▼
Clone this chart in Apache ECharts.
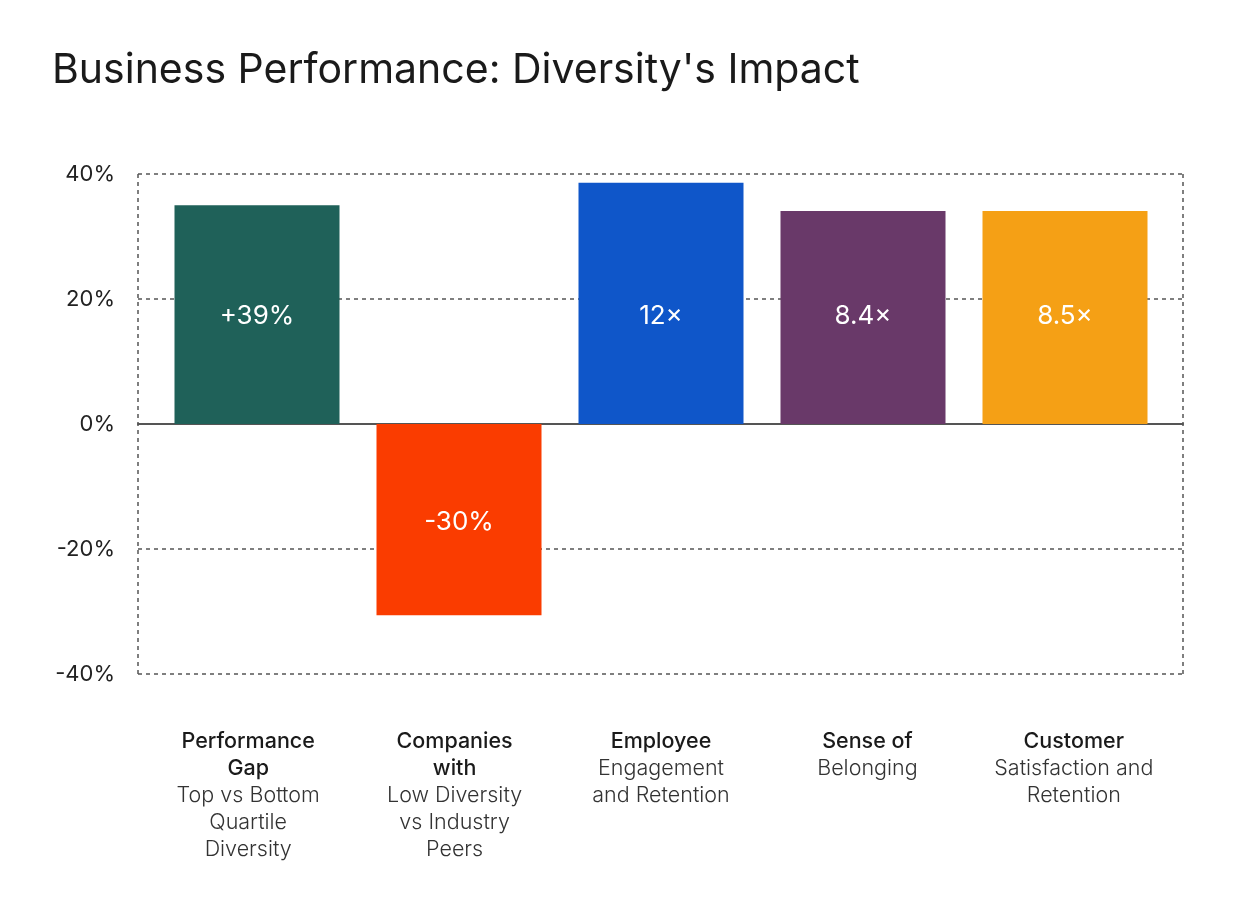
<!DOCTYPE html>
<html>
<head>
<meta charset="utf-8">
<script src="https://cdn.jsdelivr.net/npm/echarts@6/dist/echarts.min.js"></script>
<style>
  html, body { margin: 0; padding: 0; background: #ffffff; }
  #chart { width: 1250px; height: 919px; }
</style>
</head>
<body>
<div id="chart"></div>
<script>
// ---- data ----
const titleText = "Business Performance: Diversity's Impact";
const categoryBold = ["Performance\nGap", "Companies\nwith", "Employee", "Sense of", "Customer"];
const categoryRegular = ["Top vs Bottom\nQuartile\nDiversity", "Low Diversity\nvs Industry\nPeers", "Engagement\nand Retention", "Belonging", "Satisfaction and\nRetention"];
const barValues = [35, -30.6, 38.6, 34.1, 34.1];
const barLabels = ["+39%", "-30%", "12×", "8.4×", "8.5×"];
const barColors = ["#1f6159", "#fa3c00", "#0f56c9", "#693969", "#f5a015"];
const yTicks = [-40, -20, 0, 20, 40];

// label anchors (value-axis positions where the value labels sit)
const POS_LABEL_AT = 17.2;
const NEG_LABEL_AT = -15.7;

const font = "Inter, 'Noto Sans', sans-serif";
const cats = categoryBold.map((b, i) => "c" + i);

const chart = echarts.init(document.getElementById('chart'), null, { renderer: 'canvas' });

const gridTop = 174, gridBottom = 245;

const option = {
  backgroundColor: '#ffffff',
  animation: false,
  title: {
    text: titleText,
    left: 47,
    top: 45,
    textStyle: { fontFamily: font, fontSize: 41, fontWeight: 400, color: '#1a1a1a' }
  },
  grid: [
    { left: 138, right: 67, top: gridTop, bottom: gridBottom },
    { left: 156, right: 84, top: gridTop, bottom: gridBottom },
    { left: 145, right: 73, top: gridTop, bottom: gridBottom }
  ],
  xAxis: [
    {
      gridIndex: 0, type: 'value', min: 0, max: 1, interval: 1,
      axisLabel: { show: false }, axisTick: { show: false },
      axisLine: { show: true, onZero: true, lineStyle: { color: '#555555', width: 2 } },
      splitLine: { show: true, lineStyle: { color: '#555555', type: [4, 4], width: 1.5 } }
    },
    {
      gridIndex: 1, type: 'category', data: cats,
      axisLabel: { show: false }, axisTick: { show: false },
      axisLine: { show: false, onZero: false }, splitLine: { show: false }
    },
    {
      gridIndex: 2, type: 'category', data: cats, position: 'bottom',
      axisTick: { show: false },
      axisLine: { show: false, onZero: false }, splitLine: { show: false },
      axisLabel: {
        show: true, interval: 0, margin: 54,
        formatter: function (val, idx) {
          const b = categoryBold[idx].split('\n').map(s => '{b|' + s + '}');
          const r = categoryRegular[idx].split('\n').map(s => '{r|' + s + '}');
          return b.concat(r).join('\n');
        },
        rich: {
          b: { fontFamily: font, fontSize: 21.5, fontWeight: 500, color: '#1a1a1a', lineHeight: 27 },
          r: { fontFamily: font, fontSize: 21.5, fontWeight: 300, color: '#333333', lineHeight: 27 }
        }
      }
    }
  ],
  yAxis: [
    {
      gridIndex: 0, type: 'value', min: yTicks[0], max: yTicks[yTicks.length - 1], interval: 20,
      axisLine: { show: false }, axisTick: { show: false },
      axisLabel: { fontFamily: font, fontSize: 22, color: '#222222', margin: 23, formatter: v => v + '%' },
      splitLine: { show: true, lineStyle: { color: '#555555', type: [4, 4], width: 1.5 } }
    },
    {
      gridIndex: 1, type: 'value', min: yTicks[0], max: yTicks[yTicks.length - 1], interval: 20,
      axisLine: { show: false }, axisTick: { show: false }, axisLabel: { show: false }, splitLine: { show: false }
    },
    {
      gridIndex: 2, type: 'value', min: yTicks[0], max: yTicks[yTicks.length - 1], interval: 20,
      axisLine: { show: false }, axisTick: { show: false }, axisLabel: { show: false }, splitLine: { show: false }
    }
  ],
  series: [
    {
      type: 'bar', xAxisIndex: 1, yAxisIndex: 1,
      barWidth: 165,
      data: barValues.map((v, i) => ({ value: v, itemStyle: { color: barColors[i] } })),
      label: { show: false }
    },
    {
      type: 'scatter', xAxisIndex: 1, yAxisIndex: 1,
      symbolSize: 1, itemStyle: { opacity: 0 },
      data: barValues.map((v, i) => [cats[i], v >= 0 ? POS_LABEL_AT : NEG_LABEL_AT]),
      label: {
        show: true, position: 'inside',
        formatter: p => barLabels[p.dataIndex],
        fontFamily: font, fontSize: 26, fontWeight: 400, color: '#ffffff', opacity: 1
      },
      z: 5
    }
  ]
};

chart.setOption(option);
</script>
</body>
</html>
▲
▼
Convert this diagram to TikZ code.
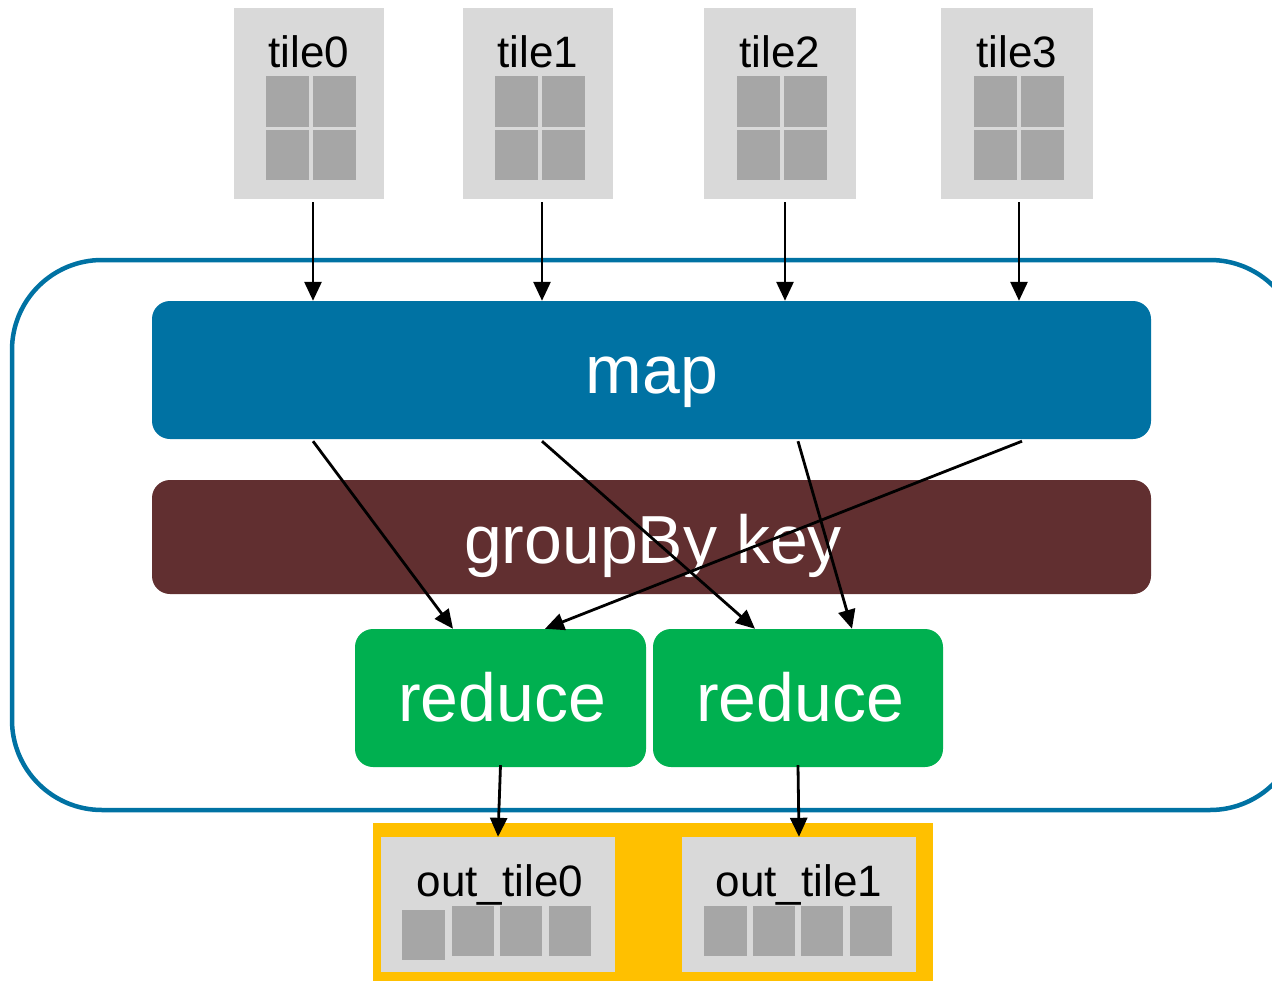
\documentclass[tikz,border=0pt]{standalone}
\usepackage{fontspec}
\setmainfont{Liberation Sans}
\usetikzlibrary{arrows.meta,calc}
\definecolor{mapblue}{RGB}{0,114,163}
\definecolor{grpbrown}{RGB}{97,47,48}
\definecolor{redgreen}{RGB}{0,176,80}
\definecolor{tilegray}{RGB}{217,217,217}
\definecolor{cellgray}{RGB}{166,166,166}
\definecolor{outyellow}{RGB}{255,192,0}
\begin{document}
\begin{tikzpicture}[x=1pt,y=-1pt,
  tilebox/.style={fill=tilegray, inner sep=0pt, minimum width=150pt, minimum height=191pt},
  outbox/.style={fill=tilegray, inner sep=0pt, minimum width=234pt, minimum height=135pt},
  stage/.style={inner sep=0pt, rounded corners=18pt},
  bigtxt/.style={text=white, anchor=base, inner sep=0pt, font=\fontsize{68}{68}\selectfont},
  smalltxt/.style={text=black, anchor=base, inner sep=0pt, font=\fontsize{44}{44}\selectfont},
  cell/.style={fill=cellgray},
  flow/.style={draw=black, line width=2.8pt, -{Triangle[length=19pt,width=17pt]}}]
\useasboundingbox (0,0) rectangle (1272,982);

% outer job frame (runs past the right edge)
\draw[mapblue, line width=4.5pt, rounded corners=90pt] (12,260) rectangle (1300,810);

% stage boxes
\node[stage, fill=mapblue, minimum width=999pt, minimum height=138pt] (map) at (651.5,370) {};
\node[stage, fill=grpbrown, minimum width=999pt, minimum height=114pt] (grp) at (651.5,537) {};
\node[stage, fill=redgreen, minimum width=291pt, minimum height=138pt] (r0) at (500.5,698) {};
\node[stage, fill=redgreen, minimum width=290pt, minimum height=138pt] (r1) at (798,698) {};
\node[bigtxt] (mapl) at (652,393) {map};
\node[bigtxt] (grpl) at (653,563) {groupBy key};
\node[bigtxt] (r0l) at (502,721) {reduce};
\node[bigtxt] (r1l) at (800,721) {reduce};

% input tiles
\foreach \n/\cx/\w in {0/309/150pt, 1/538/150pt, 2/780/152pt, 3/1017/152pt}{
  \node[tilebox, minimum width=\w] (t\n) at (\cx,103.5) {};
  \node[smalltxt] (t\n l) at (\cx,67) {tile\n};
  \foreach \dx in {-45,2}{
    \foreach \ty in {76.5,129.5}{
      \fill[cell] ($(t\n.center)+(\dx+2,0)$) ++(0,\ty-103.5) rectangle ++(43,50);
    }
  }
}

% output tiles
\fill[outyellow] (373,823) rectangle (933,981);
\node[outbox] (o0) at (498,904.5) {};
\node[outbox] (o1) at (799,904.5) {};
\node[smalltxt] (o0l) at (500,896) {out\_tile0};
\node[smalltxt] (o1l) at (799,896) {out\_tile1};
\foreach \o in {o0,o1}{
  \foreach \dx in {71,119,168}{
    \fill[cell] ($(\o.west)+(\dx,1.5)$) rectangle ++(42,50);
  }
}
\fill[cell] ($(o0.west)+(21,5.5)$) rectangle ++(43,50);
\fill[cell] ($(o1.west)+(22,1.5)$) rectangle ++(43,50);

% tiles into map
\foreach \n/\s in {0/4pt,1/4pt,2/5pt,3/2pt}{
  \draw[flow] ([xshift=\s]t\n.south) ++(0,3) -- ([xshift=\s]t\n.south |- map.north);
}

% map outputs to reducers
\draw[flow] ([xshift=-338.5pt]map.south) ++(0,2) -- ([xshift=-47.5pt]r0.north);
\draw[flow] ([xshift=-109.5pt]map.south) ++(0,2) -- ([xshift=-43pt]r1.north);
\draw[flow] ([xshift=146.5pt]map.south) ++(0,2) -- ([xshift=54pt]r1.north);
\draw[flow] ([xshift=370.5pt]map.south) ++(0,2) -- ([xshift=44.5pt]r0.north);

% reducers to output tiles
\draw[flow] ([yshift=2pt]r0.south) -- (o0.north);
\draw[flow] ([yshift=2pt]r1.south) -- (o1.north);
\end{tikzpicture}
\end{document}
▲
▼
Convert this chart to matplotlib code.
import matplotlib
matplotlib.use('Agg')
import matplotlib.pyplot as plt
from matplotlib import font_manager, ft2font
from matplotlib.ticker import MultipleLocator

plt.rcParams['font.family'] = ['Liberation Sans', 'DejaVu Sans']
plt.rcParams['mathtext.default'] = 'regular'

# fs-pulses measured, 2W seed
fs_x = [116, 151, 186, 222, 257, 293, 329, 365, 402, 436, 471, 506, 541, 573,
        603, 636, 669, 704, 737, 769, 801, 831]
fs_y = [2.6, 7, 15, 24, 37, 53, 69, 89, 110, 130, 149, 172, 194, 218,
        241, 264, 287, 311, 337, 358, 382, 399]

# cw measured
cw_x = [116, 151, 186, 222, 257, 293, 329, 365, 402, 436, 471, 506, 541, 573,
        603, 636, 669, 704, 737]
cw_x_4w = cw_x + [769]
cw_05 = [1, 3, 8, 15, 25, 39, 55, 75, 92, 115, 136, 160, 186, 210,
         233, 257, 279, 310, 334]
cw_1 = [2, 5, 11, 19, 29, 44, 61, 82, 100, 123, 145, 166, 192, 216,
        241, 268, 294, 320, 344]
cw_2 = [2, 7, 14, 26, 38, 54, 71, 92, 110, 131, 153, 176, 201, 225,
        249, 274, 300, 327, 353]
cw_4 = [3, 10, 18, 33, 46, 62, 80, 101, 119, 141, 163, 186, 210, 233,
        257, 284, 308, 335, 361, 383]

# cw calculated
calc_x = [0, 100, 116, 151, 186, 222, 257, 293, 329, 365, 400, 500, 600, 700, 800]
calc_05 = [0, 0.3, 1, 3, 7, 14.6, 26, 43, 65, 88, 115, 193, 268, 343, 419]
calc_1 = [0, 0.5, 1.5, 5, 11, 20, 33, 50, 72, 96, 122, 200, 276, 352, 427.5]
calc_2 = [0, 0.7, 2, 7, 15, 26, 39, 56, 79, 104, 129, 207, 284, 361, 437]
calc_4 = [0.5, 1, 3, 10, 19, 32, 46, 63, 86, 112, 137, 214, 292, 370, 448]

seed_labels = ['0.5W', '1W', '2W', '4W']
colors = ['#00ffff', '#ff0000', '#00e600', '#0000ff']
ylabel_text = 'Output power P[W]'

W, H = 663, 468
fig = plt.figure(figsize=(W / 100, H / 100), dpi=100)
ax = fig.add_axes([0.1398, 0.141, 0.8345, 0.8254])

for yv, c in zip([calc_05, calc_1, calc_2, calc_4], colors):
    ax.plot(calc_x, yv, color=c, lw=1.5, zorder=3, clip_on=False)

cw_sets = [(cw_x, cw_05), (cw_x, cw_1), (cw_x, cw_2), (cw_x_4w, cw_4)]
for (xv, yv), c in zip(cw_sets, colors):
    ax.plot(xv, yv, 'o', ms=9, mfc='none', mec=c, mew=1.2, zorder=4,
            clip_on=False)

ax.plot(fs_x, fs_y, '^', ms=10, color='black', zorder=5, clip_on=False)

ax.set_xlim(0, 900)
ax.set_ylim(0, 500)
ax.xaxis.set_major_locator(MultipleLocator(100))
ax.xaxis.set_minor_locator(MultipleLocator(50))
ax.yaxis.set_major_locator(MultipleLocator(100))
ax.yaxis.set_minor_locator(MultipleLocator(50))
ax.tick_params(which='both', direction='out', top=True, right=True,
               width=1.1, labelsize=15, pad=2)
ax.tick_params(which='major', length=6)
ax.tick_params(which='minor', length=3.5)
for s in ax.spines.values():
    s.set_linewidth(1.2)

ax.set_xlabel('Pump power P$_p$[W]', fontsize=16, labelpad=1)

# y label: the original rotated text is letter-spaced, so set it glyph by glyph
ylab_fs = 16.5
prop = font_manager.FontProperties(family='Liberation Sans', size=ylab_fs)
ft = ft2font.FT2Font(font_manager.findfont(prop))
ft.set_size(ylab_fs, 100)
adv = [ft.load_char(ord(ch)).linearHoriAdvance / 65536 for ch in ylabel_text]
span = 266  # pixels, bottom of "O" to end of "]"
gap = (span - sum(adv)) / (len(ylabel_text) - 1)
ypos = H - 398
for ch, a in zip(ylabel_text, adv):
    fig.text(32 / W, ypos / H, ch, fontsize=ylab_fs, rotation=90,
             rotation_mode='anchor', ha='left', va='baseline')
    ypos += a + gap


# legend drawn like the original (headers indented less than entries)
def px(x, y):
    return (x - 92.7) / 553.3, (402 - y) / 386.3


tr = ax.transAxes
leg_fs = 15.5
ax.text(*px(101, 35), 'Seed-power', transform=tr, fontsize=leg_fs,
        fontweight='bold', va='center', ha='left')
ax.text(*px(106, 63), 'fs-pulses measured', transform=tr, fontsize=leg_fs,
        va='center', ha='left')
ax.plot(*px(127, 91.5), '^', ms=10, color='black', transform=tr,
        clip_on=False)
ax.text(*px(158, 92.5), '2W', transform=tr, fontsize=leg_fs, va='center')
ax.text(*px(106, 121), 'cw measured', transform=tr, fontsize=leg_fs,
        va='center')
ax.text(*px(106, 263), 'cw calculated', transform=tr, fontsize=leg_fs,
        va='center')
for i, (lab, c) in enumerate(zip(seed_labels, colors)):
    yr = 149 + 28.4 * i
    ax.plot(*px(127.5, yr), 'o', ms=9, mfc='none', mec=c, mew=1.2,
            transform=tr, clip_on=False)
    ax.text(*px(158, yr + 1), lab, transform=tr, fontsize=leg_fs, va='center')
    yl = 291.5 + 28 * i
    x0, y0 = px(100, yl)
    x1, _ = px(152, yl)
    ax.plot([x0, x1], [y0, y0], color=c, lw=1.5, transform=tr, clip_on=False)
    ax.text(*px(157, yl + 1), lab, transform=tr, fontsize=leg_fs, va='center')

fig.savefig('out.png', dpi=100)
▲
> STATED TASK: Print everything from the line with "Clone this chart in Apache ECharts." down to the line with "const gridTop = 174, gridBottom = 245;", both included, exactly as written and without the pictures.

> TASK RESULT:
Clone this chart in Apache ECharts.
<!DOCTYPE html>
<html>
<head>
<meta charset="utf-8">
<script src="https://cdn.jsdelivr.net/npm/echarts@6/dist/echarts.min.js"></script>
<style>
  html, body { margin: 0; padding: 0; background: #ffffff; }
  #chart { width: 1250px; height: 919px; }
</style>
</head>
<body>
<div id="chart"></div>
<script>
// ---- data ----
const titleText = "Business Performance: Diversity's Impact";
const categoryBold = ["Performance\nGap", "Companies\nwith", "Employee", "Sense of", "Customer"];
const categoryRegular = ["Top vs Bottom\nQuartile\nDiversity", "Low Diversity\nvs Industry\nPeers", "Engagement\nand Retention", "Belonging", "Satisfaction and\nRetention"];
const barValues = [35, -30.6, 38.6, 34.1, 34.1];
const barLabels = ["+39%", "-30%", "12×", "8.4×", "8.5×"];
const barColors = ["#1f6159", "#fa3c00", "#0f56c9", "#693969", "#f5a015"];
const yTicks = [-40, -20, 0, 20, 40];

// label anchors (value-axis positions where the value labels sit)
const POS_LABEL_AT = 17.2;
const NEG_LABEL_AT = -15.7;

const font = "Inter, 'Noto Sans', sans-serif";
const cats = categoryBold.map((b, i) => "c" + i);

const chart = echarts.init(document.getElementById('chart'), null, { renderer: 'canvas' });

const gridTop = 174, gridBottom = 245;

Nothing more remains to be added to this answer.